This section covers the milestones of CX research and introduce you to important decisions you will make over the course of your research project.
Aim and research question
The starting point of successful research is a clear research question. Define clearly the aim of your research. Do you want to find out more about a specific service offering, a determined step in your service offering, or a distinct customer segment? A typical research question asks “Why…?” or “How…?”, and stay away from questions that can be answered by yes or no. You could for example ask, “How do my customers experience the booking process?” or “Why do my customers rate the restaurant’s service so negatively?”
It’s helpful to write the research question down so you can always look back at it and align your research with your aim. It might sometimes also be necessary to change the research question over time. That is okay - a qualitative research process evolves. Often, you need to dig deeper or shift once you find an interesting user need or problem.

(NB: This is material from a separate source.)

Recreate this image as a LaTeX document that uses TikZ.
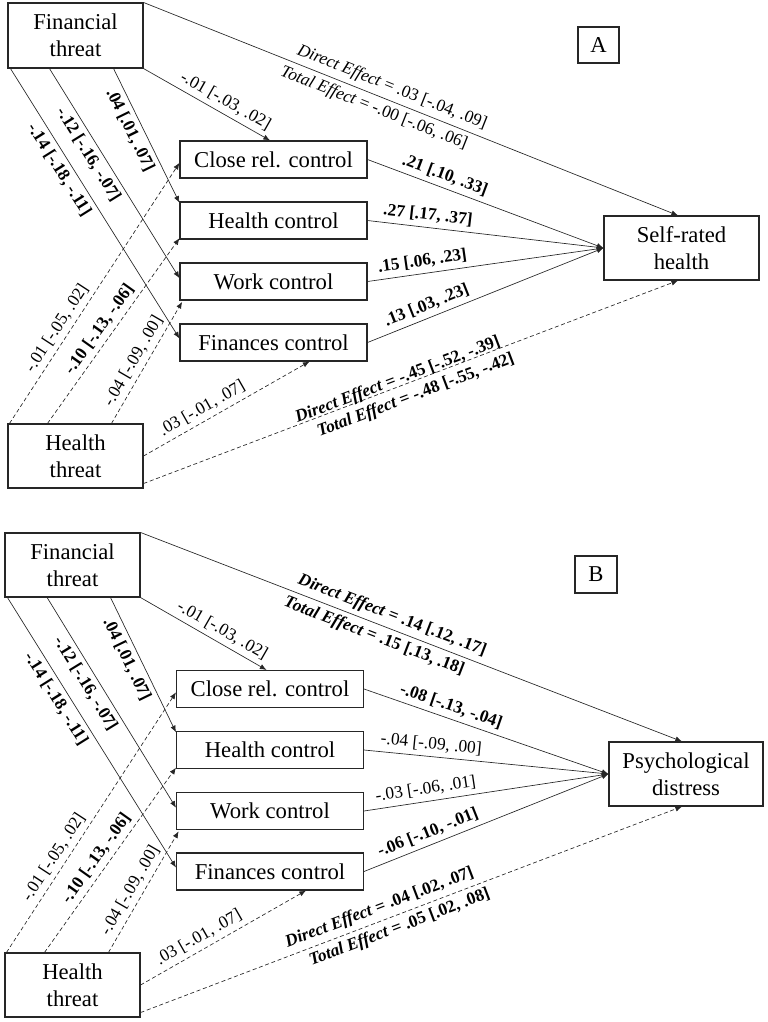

Based on your research question, you can start to think about how to conduct your research. When you make decisions on the following aspects, always align them to your research question. One well known research approach, triangulation, can help you gain deep insights on the customer experience and helps cross check your data. You can triangulate with methods (e.g. include various methods like interviews, surveys, and observations), data types (e.g. text, pictures, and video), participants (e.g. customers, employees, and management) and researchers (e.g. customer service, marketing, and developers).
Deciding on a time frame is necessary in order to get valuable data. The time frame of your research will depend on your research question, and the time frame of the experience you want to examine.

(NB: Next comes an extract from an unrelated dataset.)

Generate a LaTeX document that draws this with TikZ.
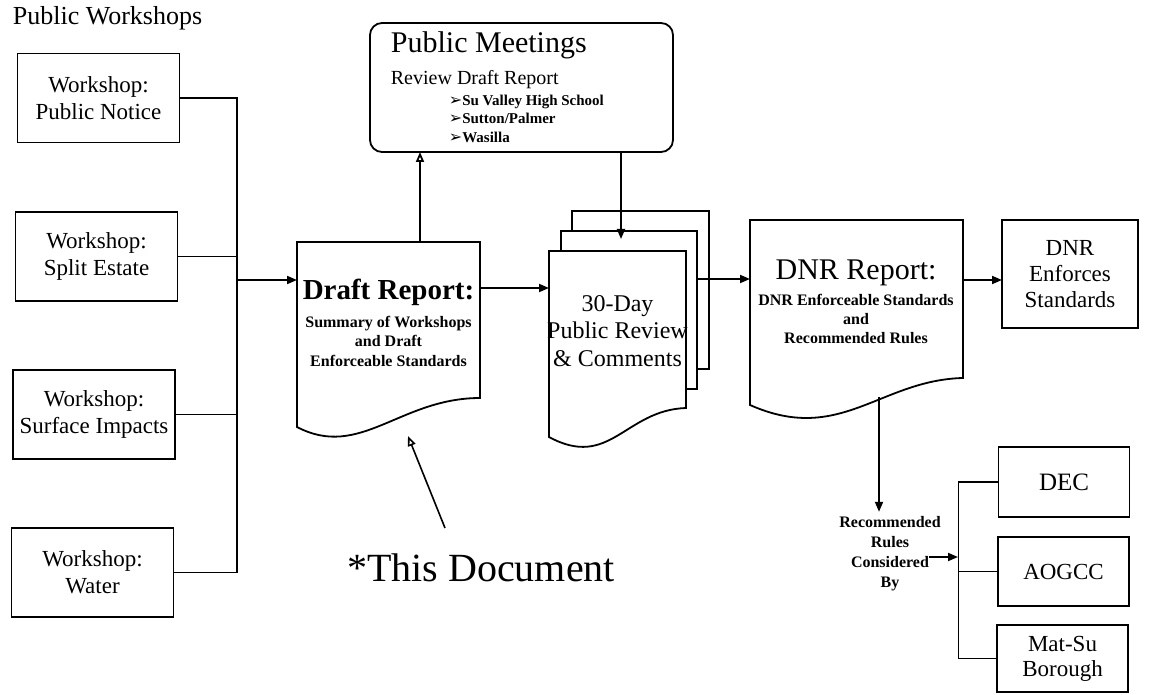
\documentclass[tikz,border=0pt]{standalone}
\usepackage{fontspec}
\setmainfont{Liberation Serif}
\newfontfamily\symfont{DejaVu Sans}
\usetikzlibrary{arrows.meta}
\newcommand\bul{{\symfont\fontsize{8}{8}\selectfont ➢}}
\begin{document}
\begin{tikzpicture}[x=0.5pt,y=-0.5pt, line width=0.9pt,
  box/.style={draw, inner sep=0pt, outer sep=0pt, align=center},
  wsbox/.style={box, minimum width=81pt, minimum height=44.5pt, font=\fontsize{11.5}{13.5}\selectfont},
  orgbox/.style={box, minimum width=65.5pt, minimum height=34.5pt},
  doc/.style={draw, fill=white, line join=miter},
  arr/.style={-{Triangle[length=5pt,width=4pt]}},
  oarr/.style={-{Triangle[open,length=5pt,width=4pt]}},
  small/.style={font=\fontsize{8}{9.75}\selectfont\bfseries, align=center, inner sep=0pt}]
\useasboundingbox (0,0) rectangle (1150,695);

% title
\node[anchor=west, inner sep=0pt, font=\fontsize{13}{15}\selectfont] (title) at (12,18) {Public Workshops};

% workshop boxes
\node[wsbox] (pn) at (98.5,98) {Workshop:\\Public Notice};
\node[wsbox] (se) at (96.5,256.5) {Workshop:\\Split Estate};
\node[wsbox] (si) at (94,414.5) {Workshop:\\Surface Impacts};
\node[wsbox] (wa) at (92.5,572.5) {Workshop:\\Water};

\coordinate (busB) at (237,572.5);
\draw (pn.east) -| (busB) -- (wa.east);
\draw (se.east) -- (se.east -| busB);
\draw (si.east) -- (si.east -| busB);
\coordinate (draftIn) at (297,280);
\draw[arr] (draftIn -| busB) -- (draftIn);

% public meetings
\node[box, rounded corners=6pt, minimum width=151.5pt, minimum height=64.5pt] (pm) at (521.5,87.5) {};
\node[anchor=west, inner sep=0pt, font=\fontsize{15}{17}\selectfont] (pmtitle) at (390,45) {Public Meetings};
\node[anchor=west, inner sep=0pt, font=\fontsize{10}{12}\selectfont] (pmsub) at (390,80) {Review Draft Report};
\node[anchor=north west, align=left, inner sep=0pt, font=\fontsize{7.5}{9.25}\selectfont\bfseries] (pmlist) at (448,94)
  {\bul Su Valley High School\\\bul Sutton/Palmer\\\bul Wasilla};

% draft report document
\draw[doc] (297,427) -- (297,242) -- (480,242) -- (480,398)
  .. controls (400,398) and (360,460) .. (297,427) -- cycle;
\node[inner sep=0pt, font=\fontsize{14.5}{16}\selectfont\bfseries] (drafttitle) at (388.5,292) {Draft Report:};
\node[small] (draftsub) at (388.5,341) {Summary of Workshops\\and Draft\\Enforceable Standards};

\coordinate (draftTop) at (420,242);
\draw[oarr] (draftTop) -- (draftTop |- pm.south);
\coordinate (draftOut) at (480,288);
\coordinate (revIn) at (549,288);
\draw[arr] (draftOut) -- (revIn);

% 30-day review pages
\draw[doc] (572,211) rectangle (709,369);
\draw[doc] (561,231) rectangle (697,389);
\draw[doc] (549,437) -- (549,251) -- (686,251) -- (686,408)
  .. controls (625,410) and (610,470) .. (549,437) -- cycle;
\node[align=center, inner sep=0pt, font=\fontsize{12}{13.75}\selectfont] (revtxt) at (617.5,331) {30-Day\\Public Review\\\& Comments};

\coordinate (revTop) at (621,239);
\draw[arr] (revTop |- pm.south) -- (revTop);

\coordinate (revOut) at (697,279);
\coordinate (dnrIn) at (750,279);
\draw[arr] (revOut) -- (dnrIn);

% DNR report document
\draw[doc] (750,405) -- (750,220) -- (963,220) -- (963,378)
  .. controls (880,380) and (840,445) .. (750,405) -- cycle;
\node[inner sep=0pt, font=\fontsize{15}{17}\selectfont] (dnrtitle) at (856,273) {DNR Report:};
\node[small, font=\fontsize{8}{9.5}\selectfont\bfseries] (dnrsub) at (856,319) {DNR Enforceable Standards\\and\\Recommended Rules};

% DNR enforces
\node[box, minimum width=68pt, minimum height=54pt, font=\fontsize{11.5}{13}\selectfont] (enf) at (1070,274) {DNR\\Enforces\\Standards};
\coordinate (dnrOut) at (963,280);
\draw[arr] (dnrOut) -- (dnrOut -| enf.west);

% recommended rules
\node[small, inner sep=2pt, font=\fontsize{8}{10}\selectfont\bfseries] (rec) at (890,554) {Recommended\\Rules\\Considered\\By};
\coordinate (dnrBot) at (879,397);
\draw[arr] (dnrBot) -- (dnrBot |- rec.north);

\node[orgbox, minimum height=35pt, font=\fontsize{12.5}{14}\selectfont] (dec) at (1064,482) {DEC};
\node[orgbox, font=\fontsize{11.5}{13}\selectfont] (aog) at (1063.5,571.5) {AOGCC};
\node[orgbox, minimum height=33.5pt, font=\fontsize{11.5}{12.5}\selectfont] (ms) at (1062.5,658.5) {Mat-Su\\Borough};

\draw (dec.west) -- ++(-40,0) |- (ms.west);
\draw (aog.west) -- ++(-40,0);
\coordinate (recOut) at (929,557);
\coordinate (brIn) at (958,557);
\draw[arr] (recOut) -- (brIn);

% this document
\node[inner sep=0pt, font=\fontsize{20}{24}\selectfont] (thisdoc) at (481,568) {*This Document};
\coordinate (tdStart) at (445,528);
\coordinate (tdTip) at (408,436);
\draw[oarr, line width=0.8pt] (tdStart) -- (tdTip);
\end{tikzpicture}
\end{document}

If you are interested in a specific part of the service offering that usually takes 15 minutes (e.g. a customer gets in contact with your customer service in order to solve a problem with her flight booking), you’ll have a different time frame than with a service offering which takes 15 days (e.g. the period from the booking until the flight).

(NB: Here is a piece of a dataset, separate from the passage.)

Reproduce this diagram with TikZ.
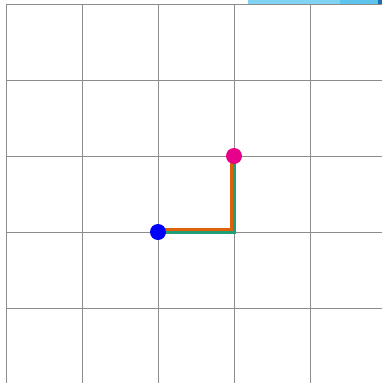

Thus, you should be clear if you want to research the customer journey during a specific point or if you want to zoom out and look at a your offering from a higher level.
Who are the people relevant for your research? Is it customers? Employees? Other stakeholders? Do you want to get information about interactions between these groups? This decision will make sure that you only get relevant data out of your time and financial resources. Also, think about how you can reach those people.
Once you know who the relevant people are, you can decide how to approach them. There is a variety of research methods to collect CX data, including surveys, interviews, observations, auto-ethnography, cultural probes, and mobile ethnography. All of them have their pros and cons, thus it depends on you which method you think is most promising in collecting useful and actionable data. As each method comes with certain biases and yields specific types of data, you should never use only one method for CX research. Instead, use method triangulation to level out potential biases by applying two or more methods at the same time:
Customers are provided with the same questionnaire
Customers are asked to talk about specific issues or experiences
Customers are observed during the situation of interest
Customers observe themselves, reflect about themselves
Customers collect diverse material in the situation of interest
Customers use their mobile phone to report experiences in real-time
Depending on the method chosen you can collect diverse data types: text, numbers, photos, videos, audio recordings, or artifacts. Each media offers different insights and the combination extends the view enormously.
Depending on your research method, you can analyse your data differently. Since most of CX research methods have their roots in qualitative research, analysis is often done by codifying data. Codifying data is the process of assigning specific keywords to all pieces of data you collected - might it be a quote from a customer, a photo, or an artifact - in order to count the number of keywords afterwards. This allows researchers to get an overview of the most relevant keywords.
When analysing data, keep in mind that any researcher is biased by his or her past experiences and knowledge. Thus, including more than one researcher into analysis helps to increase objectivity. Researcher triangulation is also helpful to gain diverse views onto the same set of data. This allows you to discuss critical points and by doing so gain an even deeper understanding.
Once you have done your first analysis and you’ve found first critical moments in your customer's’ journey, you can start to improve your service offering. You do not have to find every error in the first attempt. The research is not about exact percentages of how critical a specific issue is, but to get a ranking of user needs, problems, and desires. This is similar to a usability test in software development. You start by fixing the biggest problems first and then start another research loop to identify the next greatest issues. It is best to start by fixing some of the issues, then repeat the research process and do another loop.
Also, check to make sure you really got the data you needed. If this is not the case,you might need to choose another sample, or simply brief your participants more clearly.